The present invention relates to an openable and closable folding electronic equipment, for example a laptop personal computer (hereinafter called “laptop PC” as an abbreviated expression, appropriately), specifically to a structure of a hinge portion in such a folding electronic equipment.
As is well known, the chassis of the openable and closable folding electronic equipment such as a laptop PC and the like, is constituted by a display section side chassis (hereinafter called a “first chassis”, appropriately) which accommodates the display section having a display screen such as a liquid crystal type display screen and an operation control section side chassis (hereinafter called a “second chassis”, appropriately) which accommodates the operation control section capable of generating a display signal which is to be inputted into the display section. Both chassis are coupled together by a hinge mechanism in a relatively openable and closable manner. In more detail, both the first chassis and the second chassis are usually formed to a substantially rectangle shape in a planar view,
and each one side (a rear side from a user's view in a state where the user uses the electronic equipment) of the first and the second chassis are coupled together via a hinge mechanism, such that both chassis can perform relative opening and closing motions around a hinge axle. It is to be noted that the operation control section includes an input device such as a keyboard, signal processing circuits for generating display signals outputted to the display section based on input operations by the input device, a central processing unit (so-called CPU), and peripheral components thereof.

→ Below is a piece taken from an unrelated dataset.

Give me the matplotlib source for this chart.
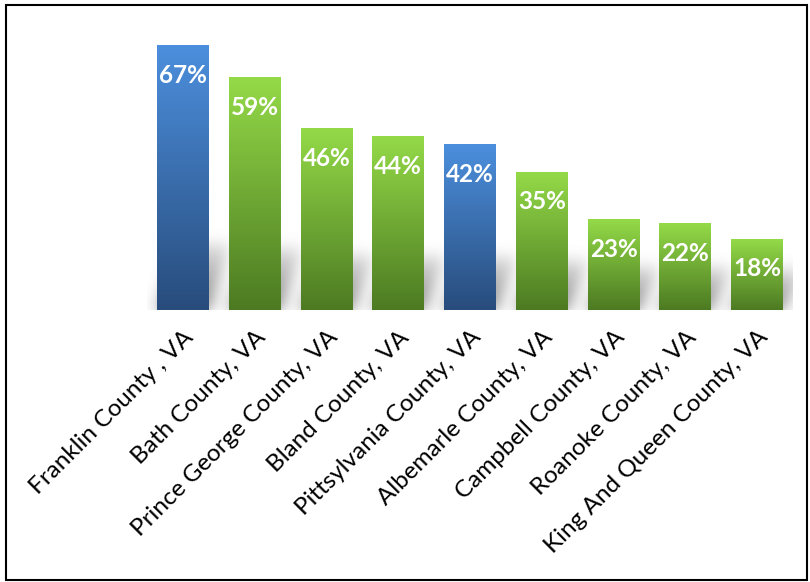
import numpy as np
import matplotlib
matplotlib.use("Agg")
import matplotlib.pyplot as plt
from matplotlib.patches import Rectangle

counties = ["Franklin County , VA", "Bath County, VA", "Prince George County, VA",
            "Bland County, VA", "Pittsylvania County, VA", "Albemarle County, VA",
            "Campbell County, VA", "Roanoke County, VA", "King And Queen County, VA"]
values = [67, 59, 46, 44, 42, 35, 23, 22, 18]
highlight = [True, False, False, False, True, False, False, False, False]

blue_top, blue_bot = "#4C8FDD", "#284C7C"
green_top, green_bot = "#94DA48", "#4C7A22"

fig = plt.figure(figsize=(8.1, 5.82), dpi=100)
ax = fig.add_axes([0.1815, 0.4674, 0.7975, 0.474])

width = 0.72
x = np.arange(len(values))

def hex2rgb(h):
    return np.array(matplotlib.colors.to_rgb(h))

# soft shadow raster
xmin, xmax, ymin, ymax = -0.5, 8.6, -1.5, 30
nx, ny = 1100, 360
gx = np.linspace(xmin, xmax, nx)
gy = np.linspace(ymin, ymax, ny)
GX, GY = np.meshgrid(gx, gy)
mask = np.zeros_like(GX)
for xi, v in zip(x, values):
    hs = 8 + 0.13 * v
    t = np.clip(GY / hs, 0, 1)
    shift = 0.3 * t
    inside = (GY >= -0.3) & (GY <= hs) & (GX >= xi - width / 2 + shift) & (GX <= xi + width / 2 + shift)
    mask = np.maximum(mask, inside * (1 - 0.75 * t))
def blur(a, sigma, axis):
    k = np.arange(-int(3 * sigma), int(3 * sigma) + 1)
    g = np.exp(-k ** 2 / (2 * sigma ** 2)); g /= g.sum()
    return np.apply_along_axis(lambda r: np.convolve(r, g, mode="same"), axis, a)
mask = blur(mask, 13, 1)
mask = blur(mask, 22, 0)
rgba = np.zeros((ny, nx, 4))
rgba[..., :3] = 0.40
rgba[..., 3] = np.clip(mask * 0.85, 0, 1)
ax.imshow(rgba, extent=[xmin, xmax, ymin, ymax], origin="lower", aspect="auto", zorder=1,
          interpolation="bilinear")

for xi, v, hl in zip(x, values, highlight):
    top, bot = (blue_top, blue_bot) if hl else (green_top, green_bot)
    n = 256
    tt = np.linspace(0, 1, n)[:, None]
    col = hex2rgb(bot)[None, :] * (1 - tt) + hex2rgb(top)[None, :] * tt
    img = np.repeat(col[:, None, :], 2, axis=1)
    ax.imshow(img, extent=[xi - width / 2, xi + width / 2, 0, v], origin="lower",
              aspect="auto", zorder=2, interpolation="bilinear")
    ax.text(xi, v - 7.6, f"{v}%", ha="center", va="center", color="white",
            fontsize=17.5, fontweight="bold", family="Lato", zorder=3)

ax.set_xlim(-0.5, 8.5)
ax.set_ylim(0, 70)
ax.set_xticks(x)
ax.set_xticklabels(counties, rotation=45, ha="right", rotation_mode="anchor",
                   fontsize=17.5, family="Lato")
ax.tick_params(axis="x", length=0, pad=12)
ax.set_yticks([])
for s in ax.spines.values():
    s.set_visible(False)

fig.patches.append(Rectangle((0.008, 0.004), 0.988, 0.988, transform=fig.transFigure,
                             fill=False, edgecolor="black", linewidth=1.5))
fig.savefig("out.png", dpi=100)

As the hinge mechanism used for such an openable and closable folding electronic equipment, a hinge mechanism is constituted to support the first chassis of the display section side by a hinge bracket, as disclosed in Japanese Patent Laid-open Publication No. 2008-47144.
In general, a so-called the escutcheon part which forms a trimming is provided between an outer periphery of the first chassis of the display section side and a glass plate of the display screen. The escutcheon part is usually formed to be flat from the outer periphery of the first chassis to an outer periphery of the display screen.
When using a hinge bracket for supporting the first chassis, as shown by imaginary lines (chain double-dashed lines) in FIG. 8, for example, it is conceivable to arrange a hinge bracket 122 of which the base end side is coupled with a hinge axle on a back surface side of a side edge portion of the escutcheon part 114 of the first chassis 111, and to fix the hinge bracket 122 to a side portion of the first chassis 111 so that a surface of the escutcheon part 114 can face to and abut a face (hereinafter called a “principal surface”, appropriately) of the second chassis on which the input device is arranged and which is parallel to the glass plate of the display screen in the first chassis 111. In this case, from a view point of aiming to make the electronic equipment thinner by reducing the height thereof in a folded state (the fold height) as much as possible, it is quite usual to fix the hinge bracket 122 to a side portion of the first chassis 111 in a state where a side portion (lower side portion in FIG. 8) of the hinge bracket 122 which corresponds to the back surface of the escutcheon part abuts the back surface of the side edge portion of the escutcheon part 114.
However, in the above-mentioned construction (refer to the imaginary lines in FIG. 8), the lower side portion of the hinge bracket 122 abuts the back surface of the side edge portion of the flat escutcheon part 114. Accordingly, in a folded state of the electronic equipment where the first chassis 111 and the second chassis 131 are closed together, the lower side portion of the hinge bracket 122 is positioned above a substantially horizontal upper edge of the one side of the second chassis 131 in parallel to the upper edge (that is, in parallel to the principal surface of the second chassis 131). As the result, the first chassis 111 overlaps the second chassis 131 in a parallel fashion. Therefore, in this case, the fold height H1 of the electronic equipment is determined by adding the height of the first chassis to the height of the second chassis in unchanged form. This is a bottleneck in further reducing the fold height H1 of the electronic equipment and aiming to make the electronic equipment even thinner.
Also, in the above-mentioned construction (refer to the imaginary lines in FIG. 8), when an impact load is applied to the first chassis 111 from the side, the inputted impact load reaches, as it is, to the hinge mechanism via the side surface of the first chassis 111. Therefore, the hinge mechanism including the hinge bracket 122 must be sufficiently firm so that it has sufficient strength to endure such an impact load. This may bring disadvantages in aiming to make the electronic equipment even lighter and thinner.